Guest Blog: Crunchy Toast Could Give You Cancer, Experts Warned

Wednesday 1 February 2017

A new study has revealed that eating crunchy toast can lead to cancer. The study, conducted by the UK’s Food Standards Agency (FSA), found that overcooked toast has high levels of a chemical that can potentially cause cancer. So what is this culprit and how do high levels of it make its way to a classic home-cooked favorite?

The chemical that’s at the spotlight of this new study is called acrylamide, a proven carcinogen. When subjected to temperatures over 120 degrees Celsius, an amino acid called asparagine, the sugars, and the waters found in bread react with one another and form acrylamide. This also happens when other starchy foods, such as potatoes and chips, are roasted beyond the acceptable level. The same is also true for some breakfast cereals, biscuits, and crackers.

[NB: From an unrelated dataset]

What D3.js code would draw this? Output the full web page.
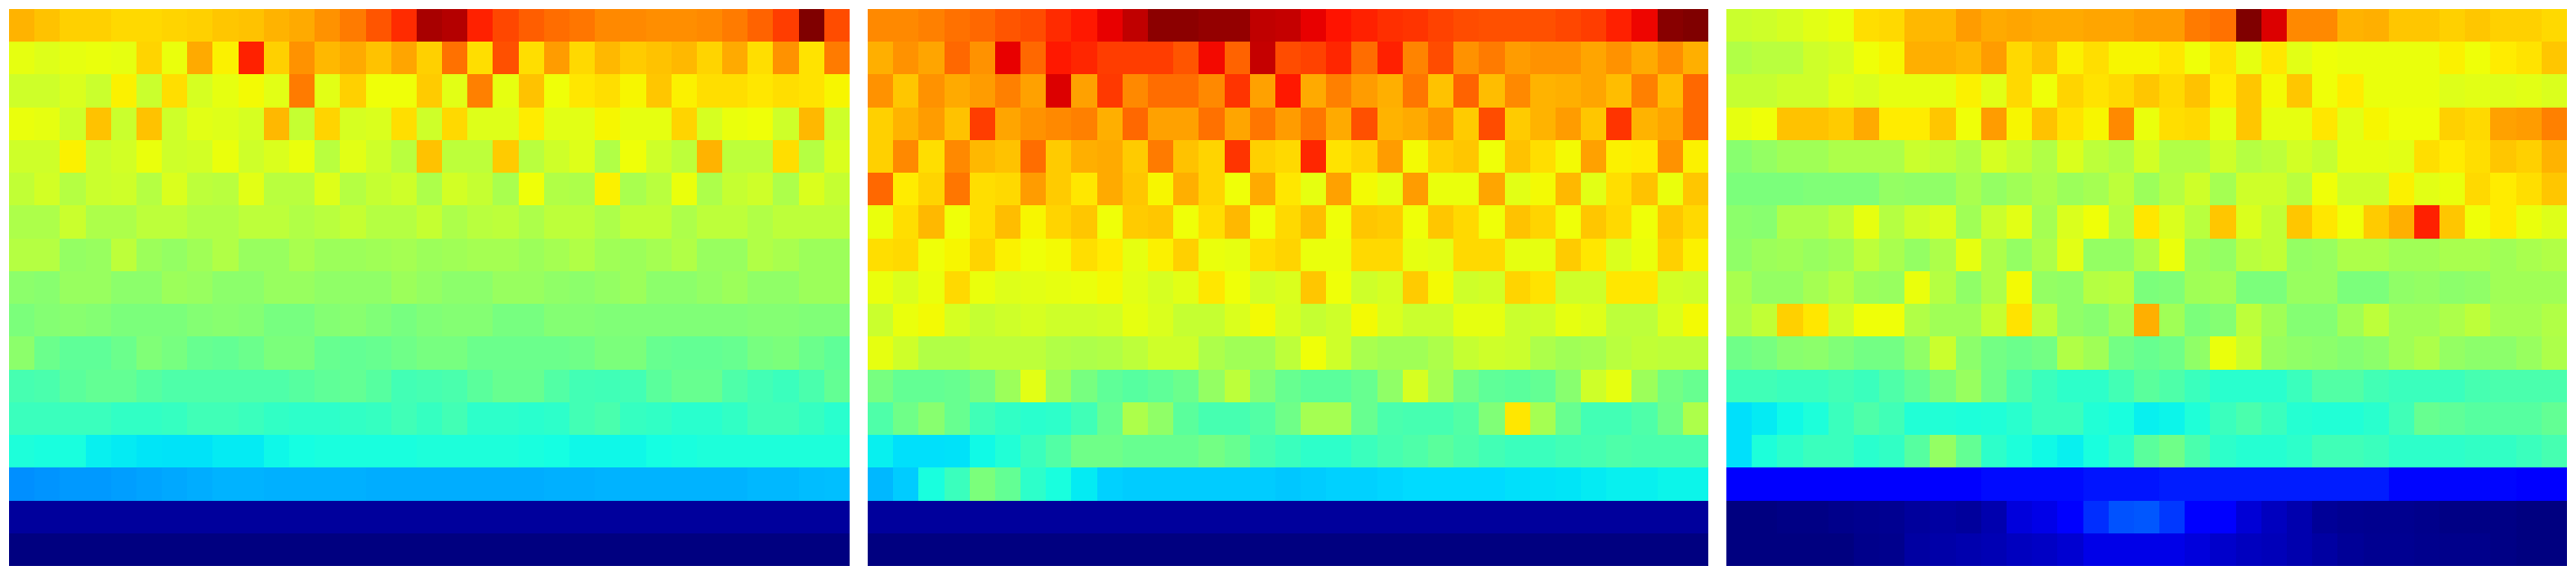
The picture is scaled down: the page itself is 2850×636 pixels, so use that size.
<!DOCTYPE html>
<html><head><meta charset="utf-8">
<script src="https://cdnjs.cloudflare.com/ajax/libs/d3/7.8.5/d3.min.js"></script>
<style>html,body{margin:0;padding:0;background:#fff}svg{display:block}</style></head>
<body><svg id="chart" width="2850" height="636"></svg>
<script>
// Cell values in thousandths of the colour range.
const panelA=[
[720,705,690,690,680,680,685,690,700,705,720,730,755,780,820,865,965,955,875,835,810,795,785,765,765,760,760,765,780,805,845,1000,830],
[630,620,630,635,630,685,635,730,655,875,690,755,715,730,705,735,690,790,675,825,675,745,680,715,695,705,715,685,730,675,755,670,780],
[600,600,615,595,655,595,675,610,630,645,625,780,625,690,640,640,695,625,775,630,705,640,665,675,650,700,655,675,675,665,675,670,650],
[635,630,600,705,595,705,600,625,620,610,715,590,685,610,615,675,600,680,620,620,660,625,625,650,630,630,685,610,635,640,600,715,600],
[600,600,655,595,605,635,600,605,635,600,615,635,575,625,600,575,705,580,580,695,575,600,620,565,640,600,580,720,580,580,675,570,615],
[585,605,570,595,600,570,615,580,575,625,575,575,620,570,590,600,560,605,590,555,640,565,560,655,555,575,635,560,590,600,560,615,590],
[560,560,595,560,560,580,580,565,565,580,580,565,575,590,570,570,590,560,575,580,560,580,580,560,585,585,560,580,580,565,580,580,580],
[570,570,530,535,580,540,530,545,565,535,535,555,540,540,545,550,540,545,550,550,540,550,565,545,540,550,565,535,535,565,555,540,540],
[520,515,535,535,520,520,540,535,520,520,535,535,525,525,525,540,530,520,520,535,535,525,520,530,540,520,520,530,540,525,525,540,540],
[500,510,515,510,500,500,500,510,515,510,495,495,510,515,505,495,505,510,510,495,495,510,510,505,505,505,505,505,505,510,510,505,505],
[520,480,465,465,480,505,495,475,470,480,500,500,475,470,475,485,495,495,480,480,480,480,485,500,500,475,470,470,475,495,500,480,465],
[435,440,460,470,470,455,445,445,445,445,445,455,465,470,455,430,435,440,460,475,475,450,430,428,430,460,475,475,445,430,420,440,470],
[420,420,420,420,410,410,415,428,428,420,410,405,405,410,415,428,415,430,405,405,400,405,430,440,415,410,400,400,410,428,428,415,400],
[385,380,380,360,355,350,348,348,355,355,368,375,380,380,380,380,385,385,385,385,380,375,368,368,368,375,380,385,385,385,385,385,385],
[265,270,275,275,280,285,290,295,300,300,298,298,298,298,295,295,295,295,295,295,295,298,298,300,300,300,300,300,300,305,305,310,312],
[25,25,25,25,25,25,25,25,25,25,25,25,25,25,25,25,25,25,25,25,25,25,25,25,25,25,25,25,25,25,25,25,25],
[0,0,0,0,0,0,0,0,0,0,0,0,0,0,0,0,0,0,0,0,0,0,0,0,0,0,0,0,0,0,0,0,0]
];
const panelB=[
[765,765,775,790,800,820,830,865,885,910,944,989,989,982,982,944,940,910,890,875,860,855,840,830,825,825,825,835,845,876,905,993,1000],
[725,755,735,800,755,910,800,885,870,845,845,845,820,900,805,940,830,840,870,795,876,770,830,755,780,745,755,755,735,755,730,760,725],
[755,700,755,730,745,775,740,920,740,850,765,795,795,765,855,740,885,730,775,745,725,785,705,805,710,765,720,725,735,710,775,710,800],
[690,720,745,705,845,735,755,765,775,725,800,740,740,790,735,785,745,785,730,825,720,730,755,695,830,695,720,745,700,855,720,735,800],
[690,765,675,765,715,705,795,695,725,730,695,780,705,685,855,690,680,870,670,685,745,645,690,700,640,705,675,645,740,655,660,755,655],
[800,660,685,785,675,680,745,695,665,730,700,650,725,685,640,730,665,630,740,645,630,745,635,635,735,625,645,715,625,675,705,635,700],
[635,675,715,640,675,710,650,685,700,640,695,700,640,675,715,640,680,710,640,700,695,640,700,680,640,705,685,640,700,680,640,700,680],
[675,680,640,650,685,655,640,645,675,660,630,655,690,635,630,675,685,635,635,680,680,630,625,680,680,630,630,695,665,615,635,690,655],
[635,615,635,680,635,620,625,630,635,645,625,610,625,665,640,605,615,700,640,600,610,695,645,600,605,685,670,600,600,665,665,605,600],
[595,635,645,610,590,600,610,600,600,605,630,615,590,590,615,645,610,590,600,645,615,595,595,630,630,595,600,630,620,580,580,615,645],
[630,600,565,565,580,580,580,565,560,565,580,600,600,560,545,545,580,640,600,555,545,545,560,590,600,595,560,545,550,575,585,580,580],
[495,470,470,475,495,540,625,540,495,465,455,465,480,530,580,510,475,460,460,475,525,610,550,490,465,460,470,515,600,630,540,490,475],
[445,485,515,475,428,410,400,405,428,475,560,525,460,435,435,450,485,550,550,475,440,435,435,450,505,665,550,475,430,430,445,485,560],
[360,345,345,347,370,390,420,450,485,485,475,475,475,490,475,435,420,405,405,420,435,445,460,445,430,420,420,430,435,445,440,440,440],
[305,325,380,420,500,470,405,380,355,330,325,325,325,325,325,325,320,325,330,330,335,340,340,340,340,345,347,350,355,360,360,365,365],
[25,25,25,25,25,25,25,25,25,25,25,25,25,25,25,25,25,25,25,25,25,25,25,25,25,25,25,25,25,25,25,25,25],
[0,0,0,0,0,0,0,0,0,0,0,0,0,0,0,0,0,0,0,0,0,0,0,0,0,0,0,0,0,0,0,0,0]
];
const panelC=[
[595,600,610,625,635,675,680,715,715,745,730,735,730,730,735,735,745,745,780,790,1000,920,765,765,720,725,700,700,690,700,690,690,680],
[565,575,575,600,610,640,650,725,725,715,745,680,705,655,675,650,650,665,640,670,630,665,625,640,635,635,635,635,655,640,660,670,700],
[590,590,600,600,625,615,630,630,630,655,625,680,640,685,670,680,700,680,705,660,700,645,700,640,660,635,635,635,620,625,620,625,615],
[630,640,705,705,695,730,660,660,700,640,745,650,705,670,650,765,635,675,680,630,700,630,630,665,625,650,640,640,690,680,740,745,775],
[515,530,545,545,560,560,560,595,585,565,610,590,565,615,580,565,605,565,565,600,570,580,605,590,630,630,625,675,660,675,700,690,720],
[500,500,500,505,505,505,530,525,525,555,530,545,560,540,550,580,540,570,600,550,600,600,575,640,600,600,655,625,635,680,660,675,700],
[520,515,560,560,580,630,570,600,615,545,595,625,550,615,640,570,665,615,575,700,615,585,700,665,640,695,725,876,700,640,660,635,620],
[525,540,545,535,545,580,555,530,560,630,560,530,560,625,530,530,565,635,540,530,575,585,530,535,560,560,545,545,555,555,545,555,565],
[555,530,530,550,570,540,535,635,570,525,560,645,530,525,570,575,500,505,545,550,500,500,535,535,500,500,525,530,520,525,545,545,545],
[560,585,690,665,600,640,640,565,545,545,590,670,580,525,515,545,725,545,500,510,580,545,510,510,545,580,545,545,560,580,550,550,565],
[485,495,515,520,505,490,490,525,595,520,490,480,490,565,545,490,475,485,525,635,595,535,525,520,510,520,545,560,530,520,520,535,560],
[428,428,420,420,430,420,445,470,500,535,485,445,420,405,405,430,460,445,420,400,400,400,420,450,450,430,420,420,420,435,440,440,440],
[345,355,370,385,420,445,428,390,390,385,388,400,420,420,390,380,360,365,388,420,440,420,395,390,390,400,428,475,465,455,455,455,470],
[345,385,405,420,420,400,410,455,530,470,405,385,370,360,380,405,460,485,440,405,395,395,405,428,428,420,405,405,405,410,410,420,435],
[120,120,120,120,120,120,120,120,120,120,135,135,135,135,145,145,145,152,152,152,152,152,152,152,152,152,130,130,130,130,130,110,110],
[0,0,5,5,10,13,15,25,30,25,40,80,90,110,170,205,210,180,115,110,75,55,40,20,15,13,13,10,5,5,5,0,0],
[0,0,0,0,0,10,12,30,35,40,45,55,60,70,90,90,90,90,80,65,55,50,40,30,20,15,15,12,10,10,5,0,0]
];
const panels=[panelA,panelB,panelC];

const W=2850,H=636,panelW=930,gap=20,left=10,top0=10,bottom=626;
const jetR=d3.scaleLinear().domain([0,.35,.66,.89,1]).range([0,0,1,1,.5]).clamp(true);
const jetG=d3.scaleLinear().domain([0,.125,.375,.64,.91,1]).range([0,0,1,1,0,0]).clamp(true);
const jetB=d3.scaleLinear().domain([0,.11,.34,.65,1]).range([.5,1,1,0,0]).clamp(true);
const value=d3.scaleLinear().domain([0,1000]).range([0,1]);
const jet=v=>{const t=value(v);return d3.rgb(255*jetR(t),255*jetG(t),255*jetB(t)).formatHex();};

const svg=d3.select("#chart");
const cols=d3.range(panelA[0].length),rows=d3.range(panelA.length);
const y=d3.scaleBand().domain(rows).range([top0,bottom]);
const panelX=d3.scaleLinear().domain([0,1]).range([left,left+panelW+gap]);
panels.forEach((data,p)=>{
  const x=d3.scaleBand().domain(cols).range([panelX(p),panelX(p)+panelW]);
  const cells=data.flatMap((row,r)=>row.map((v,c)=>({r,c,v})));
  svg.append("g").selectAll("rect").data(cells).join("rect")
    .attr("x",d=>Math.round(x(d.c)))
    .attr("y",d=>Math.round(y(d.r)))
    .attr("width",d=>Math.round(x(d.c)+x.bandwidth())-Math.round(x(d.c)))
    .attr("height",d=>Math.round(y(d.r)+y.bandwidth())-Math.round(y(d.r)))
    .attr("fill",d=>jet(d.v))
    .attr("shape-rendering","crispEdges");
});
</script></body></html>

As of press time, acrylamide is considered by the US Environmental Protection Agency to be “likely to be carcinogenic to humans.” The International Agency for Research on Cancer (IARC), which is the cancer centre of the World Health Organization, also weighs in by rating acrylamide as a probable human carcinogen.

The more burnt a toast is, the higher its levels of carcinogens are, the study adds. Comparative tests involving crunchy toast cooked in 50 different households showed that pale, mildly cooked toast contained only 9 microgrammes of acrylamide per kilogram, while crunchy toast contained a whopping 167 microgrammes per kilogram. This means that crunchy toast is almost 19 times more likely to cause cancer. Unfortunately, this is where the problem lies since the crispier and crunchier the toast is, the better it tastes. Crunchy toast is also well-loved among young kids. However, while overcooking toast a little bit may improve its taste and texture, the dangers of eating it are simply not worth it.

While the researchers behind the study do not advise people to stop eating toast altogether, they do warn consumers to toast bread only to the lightest acceptable color. They encourage consumers to “go for gold”, which means that toast should only be a light golden yellow in color. This also means that people don’t need to change their diets consisting of crunchy toast. It’s simply a matter of how they make their toast.

In addition, they also note that although the occasional serving of crunchy toast will not do much harm, the risk should still be managed over time. This can be done by reducing one’s overall consumption of it. Even the smallest effort to reduce one’s consumption of crunchy toast can reduce a person’s lifetime risk of cancer. Thus, one less serving of crunchy toast can make a significant difference in the long run.

In line with this, the European Commission is currently considering releasing a maximum safe level of acrylamide content in food in addition to the limit they have imposed on the acceptable level of the chemical found in drinking water. The EU has ruled that each litre of drinking water should only contain a maximum level of 0.1 microgrammes. This is a far cry from the 167 microgrammes that usually form on crunchy toast.

Disclaimer: This article is contributed by a Guest Blogger. Ping of Health does not give any warranty on accuracy, completeness, functionality, usefulness or other assurances as to the content appearing in this article. Ping of Health disclaims all responsibility for any losses, damage or personal injury suffered directly or indirectly from reliance on such information.